REQUIRED TASK: Copy out the records in full, word for word, without pictures.

RECORDED DATA:
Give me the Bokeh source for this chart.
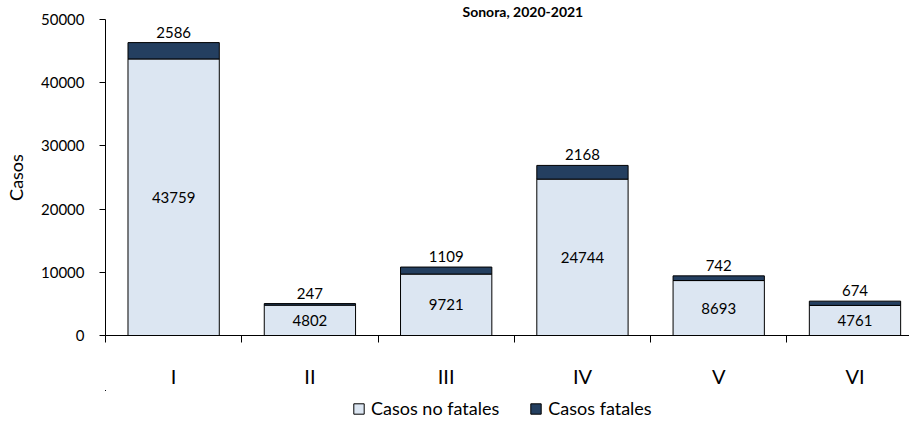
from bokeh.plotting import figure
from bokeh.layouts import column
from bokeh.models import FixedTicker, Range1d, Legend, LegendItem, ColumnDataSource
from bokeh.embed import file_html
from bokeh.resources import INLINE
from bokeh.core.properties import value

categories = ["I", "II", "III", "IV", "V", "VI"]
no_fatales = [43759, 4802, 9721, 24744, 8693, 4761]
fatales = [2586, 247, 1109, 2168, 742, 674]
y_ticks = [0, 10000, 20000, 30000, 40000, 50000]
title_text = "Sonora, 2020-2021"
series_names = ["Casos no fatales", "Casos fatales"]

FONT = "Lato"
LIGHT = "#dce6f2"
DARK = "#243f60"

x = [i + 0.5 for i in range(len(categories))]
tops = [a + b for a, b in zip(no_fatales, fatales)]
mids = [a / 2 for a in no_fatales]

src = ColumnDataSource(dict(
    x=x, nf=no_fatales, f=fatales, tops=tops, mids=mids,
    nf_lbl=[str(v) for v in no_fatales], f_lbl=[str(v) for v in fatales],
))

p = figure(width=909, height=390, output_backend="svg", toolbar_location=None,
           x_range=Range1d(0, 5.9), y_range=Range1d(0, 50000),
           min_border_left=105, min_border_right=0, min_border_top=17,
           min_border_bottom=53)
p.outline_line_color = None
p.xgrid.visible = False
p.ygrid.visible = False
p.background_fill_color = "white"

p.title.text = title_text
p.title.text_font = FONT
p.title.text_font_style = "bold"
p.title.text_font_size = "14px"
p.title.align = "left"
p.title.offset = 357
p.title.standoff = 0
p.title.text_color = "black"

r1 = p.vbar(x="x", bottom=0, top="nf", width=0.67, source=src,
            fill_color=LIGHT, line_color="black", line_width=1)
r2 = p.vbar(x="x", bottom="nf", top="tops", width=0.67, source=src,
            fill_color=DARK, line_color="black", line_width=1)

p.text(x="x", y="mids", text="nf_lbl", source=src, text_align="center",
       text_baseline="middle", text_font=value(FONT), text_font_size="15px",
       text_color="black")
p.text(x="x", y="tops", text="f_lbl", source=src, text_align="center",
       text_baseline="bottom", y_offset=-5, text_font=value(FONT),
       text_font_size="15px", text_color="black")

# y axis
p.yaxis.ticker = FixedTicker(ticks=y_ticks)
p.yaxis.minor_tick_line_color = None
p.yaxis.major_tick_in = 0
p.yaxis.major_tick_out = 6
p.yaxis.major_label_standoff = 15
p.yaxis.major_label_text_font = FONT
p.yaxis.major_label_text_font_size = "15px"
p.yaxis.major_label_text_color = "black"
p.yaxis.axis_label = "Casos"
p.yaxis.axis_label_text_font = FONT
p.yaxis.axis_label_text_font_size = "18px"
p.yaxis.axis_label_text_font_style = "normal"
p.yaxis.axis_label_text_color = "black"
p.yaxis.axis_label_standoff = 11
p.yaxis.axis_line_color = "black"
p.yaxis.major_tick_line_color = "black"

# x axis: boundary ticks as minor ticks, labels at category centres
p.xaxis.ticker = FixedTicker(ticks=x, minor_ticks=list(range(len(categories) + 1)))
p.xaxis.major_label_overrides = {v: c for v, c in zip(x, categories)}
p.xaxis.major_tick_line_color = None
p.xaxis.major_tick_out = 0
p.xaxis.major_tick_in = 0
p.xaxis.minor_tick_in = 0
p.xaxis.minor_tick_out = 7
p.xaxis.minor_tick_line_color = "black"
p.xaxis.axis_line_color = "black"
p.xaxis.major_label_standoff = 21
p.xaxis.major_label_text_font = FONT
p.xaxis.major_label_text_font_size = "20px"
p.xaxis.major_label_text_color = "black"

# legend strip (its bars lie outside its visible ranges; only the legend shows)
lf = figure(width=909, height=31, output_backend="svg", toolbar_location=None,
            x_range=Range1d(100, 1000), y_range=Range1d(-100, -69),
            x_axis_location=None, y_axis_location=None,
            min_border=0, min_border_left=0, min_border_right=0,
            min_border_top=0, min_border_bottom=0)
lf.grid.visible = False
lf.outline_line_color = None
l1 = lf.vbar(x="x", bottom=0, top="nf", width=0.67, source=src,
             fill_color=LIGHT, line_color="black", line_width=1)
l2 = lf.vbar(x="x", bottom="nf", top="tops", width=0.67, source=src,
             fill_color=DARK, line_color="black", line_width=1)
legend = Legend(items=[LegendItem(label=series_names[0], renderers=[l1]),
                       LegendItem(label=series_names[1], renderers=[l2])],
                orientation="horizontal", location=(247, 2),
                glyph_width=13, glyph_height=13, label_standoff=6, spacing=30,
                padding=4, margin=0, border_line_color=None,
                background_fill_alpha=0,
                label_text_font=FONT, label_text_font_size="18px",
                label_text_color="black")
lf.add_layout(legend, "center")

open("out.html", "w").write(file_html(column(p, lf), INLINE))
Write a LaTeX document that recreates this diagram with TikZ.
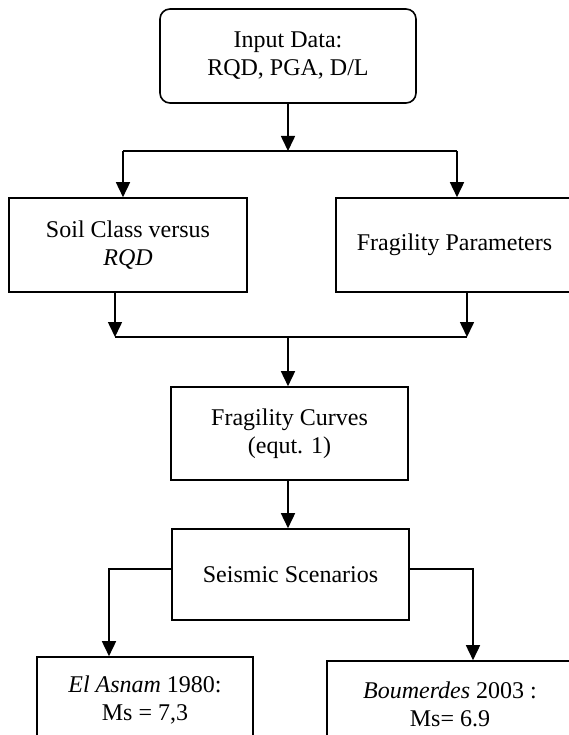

FULL OUTPUT:
Give me the Bokeh source for this chart.
from bokeh.plotting import figure
from bokeh.layouts import column
from bokeh.models import FixedTicker, Range1d, Legend, LegendItem, ColumnDataSource
from bokeh.embed import file_html
from bokeh.resources import INLINE
from bokeh.core.properties import value

categories = ["I", "II", "III", "IV", "V", "VI"]
no_fatales = [43759, 4802, 9721, 24744, 8693, 4761]
fatales = [2586, 247, 1109, 2168, 742, 674]
y_ticks = [0, 10000, 20000, 30000, 40000, 50000]
title_text = "Sonora, 2020-2021"
series_names = ["Casos no fatales", "Casos fatales"]

FONT = "Lato"
LIGHT = "#dce6f2"
DARK = "#243f60"

x = [i + 0.5 for i in range(len(categories))]
tops = [a + b for a, b in zip(no_fatales, fatales)]
mids = [a / 2 for a in no_fatales]

src = ColumnDataSource(dict(
    x=x, nf=no_fatales, f=fatales, tops=tops, mids=mids,
    nf_lbl=[str(v) for v in no_fatales], f_lbl=[str(v) for v in fatales],
))

p = figure(width=909, height=390, output_backend="svg", toolbar_location=None,
           x_range=Range1d(0, 5.9), y_range=Range1d(0, 50000),
           min_border_left=105, min_border_right=0, min_border_top=17,
           min_border_bottom=53)
p.outline_line_color = None
p.xgrid.visible = False
p.ygrid.visible = False
p.background_fill_color = "white"

p.title.text = title_text
p.title.text_font = FONT
p.title.text_font_style = "bold"
p.title.text_font_size = "14px"
p.title.align = "left"
p.title.offset = 357
p.title.standoff = 0
p.title.text_color = "black"

r1 = p.vbar(x="x", bottom=0, top="nf", width=0.67, source=src,
            fill_color=LIGHT, line_color="black", line_width=1)
r2 = p.vbar(x="x", bottom="nf", top="tops", width=0.67, source=src,
            fill_color=DARK, line_color="black", line_width=1)

p.text(x="x", y="mids", text="nf_lbl", source=src, text_align="center",
       text_baseline="middle", text_font=value(FONT), text_font_size="15px",
       text_color="black")
p.text(x="x", y="tops", text="f_lbl", source=src, text_align="center",
       text_baseline="bottom", y_offset=-5, text_font=value(FONT),
       text_font_size="15px", text_color="black")

# y axis
p.yaxis.ticker = FixedTicker(ticks=y_ticks)
p.yaxis.minor_tick_line_color = None
p.yaxis.major_tick_in = 0
p.yaxis.major_tick_out = 6
p.yaxis.major_label_standoff = 15
p.yaxis.major_label_text_font = FONT
p.yaxis.major_label_text_font_size = "15px"
p.yaxis.major_label_text_color = "black"
p.yaxis.axis_label = "Casos"
p.yaxis.axis_label_text_font = FONT
p.yaxis.axis_label_text_font_size = "18px"
p.yaxis.axis_label_text_font_style = "normal"
p.yaxis.axis_label_text_color = "black"
p.yaxis.axis_label_standoff = 11
p.yaxis.axis_line_color = "black"
p.yaxis.major_tick_line_color = "black"

# x axis: boundary ticks as minor ticks, labels at category centres
p.xaxis.ticker = FixedTicker(ticks=x, minor_ticks=list(range(len(categories) + 1)))
p.xaxis.major_label_overrides = {v: c for v, c in zip(x, categories)}
p.xaxis.major_tick_line_color = None
p.xaxis.major_tick_out = 0
p.xaxis.major_tick_in = 0
p.xaxis.minor_tick_in = 0
p.xaxis.minor_tick_out = 7
p.xaxis.minor_tick_line_color = "black"
p.xaxis.axis_line_color = "black"
p.xaxis.major_label_standoff = 21
p.xaxis.major_label_text_font = FONT
p.xaxis.major_label_text_font_size = "20px"
p.xaxis.major_label_text_color = "black"

# legend strip (its bars lie outside its visible ranges; only the legend shows)
lf = figure(width=909, height=31, output_backend="svg", toolbar_location=None,
            x_range=Range1d(100, 1000), y_range=Range1d(-100, -69),
            x_axis_location=None, y_axis_location=None,
            min_border=0, min_border_left=0, min_border_right=0,
            min_border_top=0, min_border_bottom=0)
lf.grid.visible = False
lf.outline_line_color = None
l1 = lf.vbar(x="x", bottom=0, top="nf", width=0.67, source=src,
             fill_color=LIGHT, line_color="black", line_width=1)
l2 = lf.vbar(x="x", bottom="nf", top="tops", width=0.67, source=src,
             fill_color=DARK, line_color="black", line_width=1)
legend = Legend(items=[LegendItem(label=series_names[0], renderers=[l1]),
                       LegendItem(label=series_names[1], renderers=[l2])],
                orientation="horizontal", location=(247, 2),
                glyph_width=13, glyph_height=13, label_standoff=6, spacing=30,
                padding=4, margin=0, border_line_color=None,
                background_fill_alpha=0,
                label_text_font=FONT, label_text_font_size="18px",
                label_text_color="black")
lf.add_layout(legend, "center")

open("out.html", "w").write(file_html(column(p, lf), INLINE))
Write a LaTeX document that recreates this diagram with TikZ.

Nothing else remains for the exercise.